A neutron star merger (or NS merger), the joining of two neutron stars, becomes likely when the orbit of a binary neutron star becomes sufficiently small that gravitational waves sap energy from the orbit, causing it to appreciably decay. When they merge, a gravitational wave event may result, and the ground gravitational-wave detectors, LIGO and Virgo can detect them within a certain radius. The sixth accepted LIGO GW detection, GW170817, is ascribed to a neutron star merger, based upon the determined mass of the merging objects and the GW "sound" of the aftermath (ringdown). A slower inspiral than occurs with black holes (which generally have more mass) results in a substantially longer time within the detectable frequency range, and the ringdown is more complex due to the effects of the tidal forces on the material, moving the material around and ejecting some of it.

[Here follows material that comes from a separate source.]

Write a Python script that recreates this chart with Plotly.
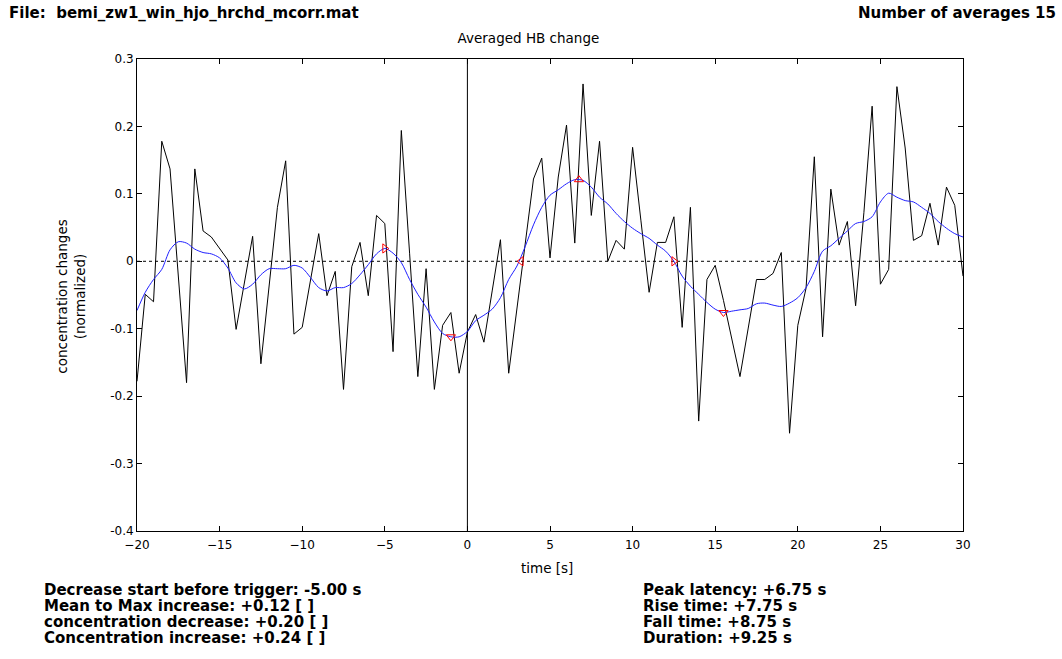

The merger result can be a single neutron star, or a single black hole, possibly after a short life (which can be as short as one second) as a hypermassive neutron star.
Like black hole mergers, it isn't clear how the orbits become small enough for gravitational waves to pull them together, and the orbit decay is presumed to take a long time; one analysis of GW170817 suggested the decay took over 11 gigayears.
A neutron star's tidal deformability (TD, often symbolized by Λ, or tidal deformability parameter or just tidal parameter) is a calculated scalar value associated with the effects that a tidal force would have on it, a function of its mass, radius, and Love numbers. The binary tidal deformability (binary TD), which is a single scalar value derived from the tidal deformabilities of the pair, is associated with details of the merger. Data from the GW detection places constraints on the tidal deformability values, and in turn, on the neutron stars' characteristics used to calculate them.